Even western Christians turn a blind eye to the worst persecution of our times

A displaced young woman prays in the makeshift Catholic chapel in Sudan (CNS)
A displaced young woman prays in the makeshift Catholic chapel in Sudan (CNS)

Back in 1997, American author Paul Marshall said that anti-Christian persecution had been “all but totally ignored by the world at large”. To be sure, the situation has changed in the 16 years since Marshall’s classic work Their Blood Cries Out. A cluster of advocacy groups and relief organisations has emerged, and from time to time anti-Christian persecution has drawn coverage in major news outlets such as the Economist, Newsweek and Commentary. On the whole, however, the war on Christians remains the world’s best-kept secret.
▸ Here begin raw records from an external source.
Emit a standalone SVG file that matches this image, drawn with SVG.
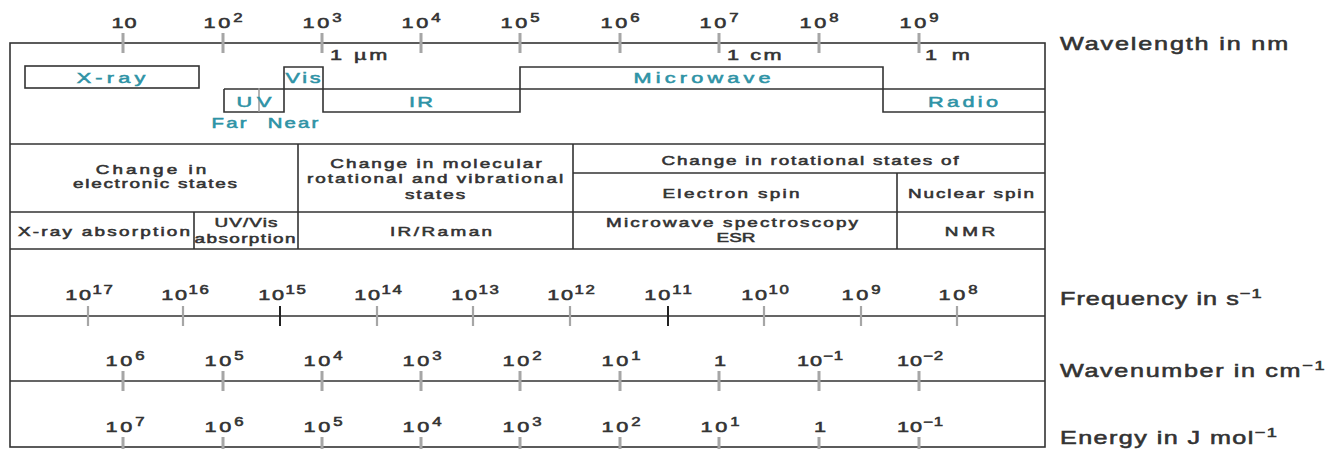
<svg xmlns="http://www.w3.org/2000/svg" width="1329" height="449" viewBox="0 0 1329 449">
<style>
text{font-family:"Liberation Sans",Arial,sans-serif;fill:#333;stroke:#333;stroke-width:0.55}
.t{font-size:15.5px;text-anchor:middle}
.sup{font-size:12px}
.side{font-size:18px}
.band{font-size:15.5px;fill:#2f93a6;stroke:#2f93a6;text-anchor:middle}
.unit{font-size:15.5px}
.cell{font-size:13.5px;text-anchor:middle}
.ln{stroke:#333;stroke-width:1.6;fill:none}
.tk{stroke:#a6a6a6;stroke-width:3}
.tk2{stroke:#a6a6a6;stroke-width:2.2}
.tkb{stroke:#222;stroke-width:2}
</style>
<rect width="1329" height="449" fill="#fff"/>
<g id="connectors">
<rect class="ln" x="10" y="43" width="1035" height="404"/>
<path class="ln" d="M10 144H1045M10 212H1045M10 249H1045M10 316H1045M10 381H1045M573 173H1045M298 144V249M573 144V249M897 173V249M194 212V249"/>
<rect class="ln" x="25" y="66" width="174" height="22"/>
<path class="ln" d="M224 89H1045M224 89V112H284V67H323V112H520V67H883V112H1045"/>
<path d="M259 88V112" stroke="#9a9a9a" stroke-width="1.5"/>
</g>
<g id="wavelength-axis">
<path class="tk" d="M123 33V53M223 33V53M322 33V53M421 33V53M520 33V53M620 33V53M719 33V53M819 33V53M919 33V53"/>
<text class="t" transform="translate(124 28) scale(1.4 1)" textLength="18">10</text>
<text class="t" transform="translate(223 28) scale(1.4 1)" textLength="28">10<tspan class="sup" dy="-6">2</tspan></text>
<text class="t" transform="translate(322 28) scale(1.4 1)" textLength="28">10<tspan class="sup" dy="-6">3</tspan></text>
<text class="t" transform="translate(421 28) scale(1.4 1)" textLength="28">10<tspan class="sup" dy="-6">4</tspan></text>
<text class="t" transform="translate(520 28) scale(1.4 1)" textLength="28">10<tspan class="sup" dy="-6">5</tspan></text>
<text class="t" transform="translate(620 28) scale(1.4 1)" textLength="28">10<tspan class="sup" dy="-6">6</tspan></text>
<text class="t" transform="translate(719 28) scale(1.4 1)" textLength="28">10<tspan class="sup" dy="-6">7</tspan></text>
<text class="t" transform="translate(819 28) scale(1.4 1)" textLength="28">10<tspan class="sup" dy="-6">8</tspan></text>
<text class="t" transform="translate(919 28) scale(1.4 1)" textLength="28">10<tspan class="sup" dy="-6">9</tspan></text>
<text class="unit" transform="translate(330 60) scale(1.4 1)" textLength="41">1 µm</text>
<text class="unit" transform="translate(727 60) scale(1.4 1)" textLength="39">1 cm</text>
<text class="unit" transform="translate(925 60) scale(1.4 1)" textLength="32">1 m</text>
<text class="side" transform="translate(1060 50) scale(1.4 1)" textLength="163">Wavelength in nm</text>
</g>
<g id="bands">
<text class="band" transform="translate(111 83) scale(1.4 1)" textLength="49">X-ray</text>
<text class="band" transform="translate(254 107) scale(1.4 1)" textLength="25">UV</text>
<text class="band" transform="translate(303 83) scale(1.4 1)" textLength="25">Vis</text>
<text class="band" transform="translate(421 107) scale(1.4 1)" textLength="17">IR</text>
<text class="band" transform="translate(702 83) scale(1.4 1)" textLength="98">Microwave</text>
<text class="band" transform="translate(963 107) scale(1.4 1)" textLength="50">Radio</text>
<text class="band" transform="translate(229 128) scale(1.4 1)" textLength="25" style="font-size:14.5px">Far</text>
<text class="band" transform="translate(293 128) scale(1.4 1)" textLength="36" style="font-size:14.5px">Near</text>
</g>
<g id="table">
<text class="cell" transform="translate(151 174) scale(1.4 1)" textLength="79">Change in</text>
<text class="cell" transform="translate(155 188) scale(1.4 1)" textLength="117">electronic states</text>
<text class="cell" transform="translate(436 168) scale(1.4 1)" textLength="151">Change in molecular</text>
<text class="cell" transform="translate(435 183) scale(1.4 1)" textLength="183">rotational and vibrational</text>
<text class="cell" transform="translate(435 199) scale(1.4 1)" textLength="43">states</text>
<text class="cell" transform="translate(810 165) scale(1.4 1)" textLength="212">Change in rotational states of</text>
<text class="cell" transform="translate(731 198) scale(1.4 1)" textLength="98">Electron spin</text>
<text class="cell" transform="translate(971 198) scale(1.4 1)" textLength="90">Nuclear spin</text>
<text class="cell" transform="translate(104 236) scale(1.4 1)" textLength="123">X-ray absorption</text>
<text class="cell" transform="translate(246 227) scale(1.4 1)" textLength="45">UV/Vis</text>
<text class="cell" transform="translate(245 243) scale(1.4 1)" textLength="72">absorption</text>
<text class="cell" transform="translate(441 236) scale(1.4 1)" textLength="73">IR/Raman</text>
<text class="cell" transform="translate(732 227) scale(1.4 1)" textLength="180">Microwave spectroscopy</text>
<text class="cell" transform="translate(736 242) scale(1.4 1)">ESR</text>
<text class="cell" transform="translate(970 236) scale(1.4 1)" textLength="36">NMR</text>
</g>
<g id="frequency-axis">
<path class="tk2" d="M88 306V326M183 306V326M377 306V326M473 306V326M570 306V326M764 306V326M861 306V326M957 306V326"/>
<path class="tkb" d="M280 306V326M668 306V326"/>
<text class="t" transform="translate(89 300) scale(1.4 1)" textLength="34">10<tspan class="sup" dy="-6">17</tspan></text>
<text class="t" transform="translate(185 300) scale(1.4 1)" textLength="34">10<tspan class="sup" dy="-6">16</tspan></text>
<text class="t" transform="translate(282 300) scale(1.4 1)" textLength="34">10<tspan class="sup" dy="-6">15</tspan></text>
<text class="t" transform="translate(378 300) scale(1.4 1)" textLength="34">10<tspan class="sup" dy="-6">14</tspan></text>
<text class="t" transform="translate(475 300) scale(1.4 1)" textLength="34">10<tspan class="sup" dy="-6">13</tspan></text>
<text class="t" transform="translate(571 300) scale(1.4 1)" textLength="34">10<tspan class="sup" dy="-6">12</tspan></text>
<text class="t" transform="translate(668 300) scale(1.4 1)" textLength="34">10<tspan class="sup" dy="-6">11</tspan></text>
<text class="t" transform="translate(765 300) scale(1.4 1)" textLength="34">10<tspan class="sup" dy="-6">10</tspan></text>
<text class="t" transform="translate(861 300) scale(1.4 1)" textLength="28">10<tspan class="sup" dy="-6">9</tspan></text>
<text class="t" transform="translate(958 300) scale(1.4 1)" textLength="28">10<tspan class="sup" dy="-6">8</tspan></text>
<text class="side" transform="translate(1060 305) scale(1.4 1)" textLength="144">Frequency in s<tspan class="sup" style="font-size:13px" dy="-7">−1</tspan></text>
</g>
<g id="wavenumber-axis">
<path class="tk" d="M123 371V391M223 371V391M322 371V391M421 371V391M520 371V391M620 371V391M719 371V391M819 371V391M919 371V391"/>
<text class="t" transform="translate(125 366) scale(1.4 1)" textLength="28">10<tspan class="sup" dy="-6">6</tspan></text>
<text class="t" transform="translate(224 366) scale(1.4 1)" textLength="28">10<tspan class="sup" dy="-6">5</tspan></text>
<text class="t" transform="translate(323 366) scale(1.4 1)" textLength="28">10<tspan class="sup" dy="-6">4</tspan></text>
<text class="t" transform="translate(422 366) scale(1.4 1)" textLength="28">10<tspan class="sup" dy="-6">3</tspan></text>
<text class="t" transform="translate(522 366) scale(1.4 1)" textLength="28">10<tspan class="sup" dy="-6">2</tspan></text>
<text class="t" transform="translate(621 366) scale(1.4 1)" textLength="28">10<tspan class="sup" dy="-6">1</tspan></text>
<text class="t" transform="translate(720 366) scale(1.4 1)">1</text>
<text class="t" transform="translate(820 366) scale(1.4 1)" textLength="33">10<tspan class="sup" dy="-6">−1</tspan></text>
<text class="t" transform="translate(920 366) scale(1.4 1)" textLength="33">10<tspan class="sup" dy="-6">−2</tspan></text>
<text class="side" transform="translate(1060 377) scale(1.4 1)" textLength="189">Wavenumber in cm<tspan class="sup" style="font-size:13px" dy="-7">−1</tspan></text>
</g>
<g id="energy-axis">
<path class="tk" d="M123 437V449M223 437V449M322 437V449M421 437V449M520 437V449M620 437V449M719 437V449M819 437V449M919 437V449"/>
<text class="t" transform="translate(125 432) scale(1.4 1)" textLength="28">10<tspan class="sup" dy="-6">7</tspan></text>
<text class="t" transform="translate(224 432) scale(1.4 1)" textLength="28">10<tspan class="sup" dy="-6">6</tspan></text>
<text class="t" transform="translate(323 432) scale(1.4 1)" textLength="28">10<tspan class="sup" dy="-6">5</tspan></text>
<text class="t" transform="translate(422 432) scale(1.4 1)" textLength="28">10<tspan class="sup" dy="-6">4</tspan></text>
<text class="t" transform="translate(522 432) scale(1.4 1)" textLength="28">10<tspan class="sup" dy="-6">3</tspan></text>
<text class="t" transform="translate(621 432) scale(1.4 1)" textLength="28">10<tspan class="sup" dy="-6">2</tspan></text>
<text class="t" transform="translate(720 432) scale(1.4 1)" textLength="28">10<tspan class="sup" dy="-6">1</tspan></text>
<text class="t" transform="translate(820 432) scale(1.4 1)">1</text>
<text class="t" transform="translate(920 432) scale(1.4 1)" textLength="33">10<tspan class="sup" dy="-6">−1</tspan></text>
<text class="side" transform="translate(1060 444) scale(1.4 1)" textLength="155">Energy in J mol<tspan class="sup" style="font-size:13px" dy="-7">−1</tspan></text>
</g>
</svg>
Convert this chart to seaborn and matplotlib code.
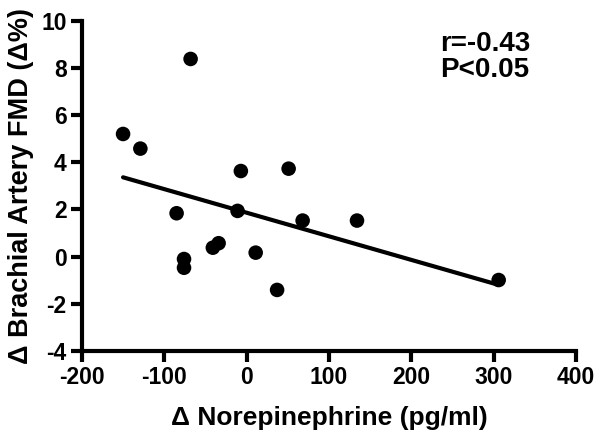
import matplotlib
matplotlib.use("Agg")
import matplotlib.pyplot as plt
import seaborn as sns
import numpy as np
import pandas as pd

# Data
norepinephrine = [-150, -129, -68, -7, -85, -11, -76, -76, -41, -34, 11, 37, 68, 134, 306, 51]
fmd = [5.2, 4.58, 8.38, 3.63, 1.84, 1.94, -0.1, -0.47, 0.38, 0.57, 0.17, -1.41, 1.53, 1.53, -0.99, 3.73]
xticks = [-200, -100, 0, 100, 200, 300, 400]
yticks = [-4, -2, 0, 2, 4, 6, 8, 10]
annotation = "r=-0.43\nP<0.05"

df = pd.DataFrame({"x": norepinephrine, "y": fmd})

sns.set_style("ticks")
plt.rcParams["font.family"] = ["Liberation Sans", "DejaVu Sans"]
plt.rcParams["font.weight"] = "bold"
plt.rcParams["text.color"] = "black"
plt.rcParams["axes.labelcolor"] = "black"
plt.rcParams["xtick.color"] = "black"
plt.rcParams["ytick.color"] = "black"

fig = plt.figure(figsize=(6.02, 4.41), dpi=100)
ax = fig.add_axes([0.136, 0.204, 0.821, 0.749])

sns.regplot(data=df, x="x", y="y", ax=ax, ci=None, truncate=True,
            scatter_kws=dict(s=110, color="black", edgecolor="none", alpha=1),
            line_kws=dict(color="black", lw=3))

ax.set_xlim(-200, 400)
ax.set_ylim(-4, 10)
ax.set_xticks(xticks)
ax.set_yticks(yticks)
ax.set_xticklabels([str(t) for t in xticks], fontsize=16.5, fontweight="bold", color="black")
ax.set_yticklabels([str(t) for t in yticks], fontsize=16.5, fontweight="bold", color="black")
ax.set_xlabel("Δ Norepinephrine (pg/ml)", fontsize=19, fontweight="bold", labelpad=12, color="black")
ax.set_ylabel("Δ Brachial Artery FMD (Δ%)", fontsize=19.5, fontweight="bold", labelpad=5, color="black")

for s in ["top", "right"]:
    ax.spines[s].set_visible(False)
for s in ["left", "bottom"]:
    ax.spines[s].set_linewidth(3)
    ax.spines[s].set_color("black")
ax.tick_params(axis="both", width=3, length=8, color="black", pad=3)

ax.text(0.725, 0.968, annotation, transform=ax.transAxes, fontsize=20,
        fontweight="bold", va="top", ha="left", linespacing=1.0, color="black")

fig.savefig("out.png", dpi=100)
As recently as 2011, Italian journalist Francesca Paci – who writes for the Italian media market, which probably pays more attention to Christian topics than almost any other culture on earth, given the massive footprint of the Vatican – said about the fate of persecuted Christians in places such as Iraq, Algeria, and India: “We ignore too many things, and even more indefensibly, we pretend not to see too many things.”

In 2011, the Catholic Patriarch of Jerusalem, Fouad Twal, addressed the crisis facing Arab Christianity in the Middle East during a conference in London. He bluntly asked: “Does anybody hear our cry? How many atrocities must we endure before somebody, somewhere, comes to our aid?” Those are questions that deserve answers, and understanding the motives for the silence about the global war on Christians is a good place to begin.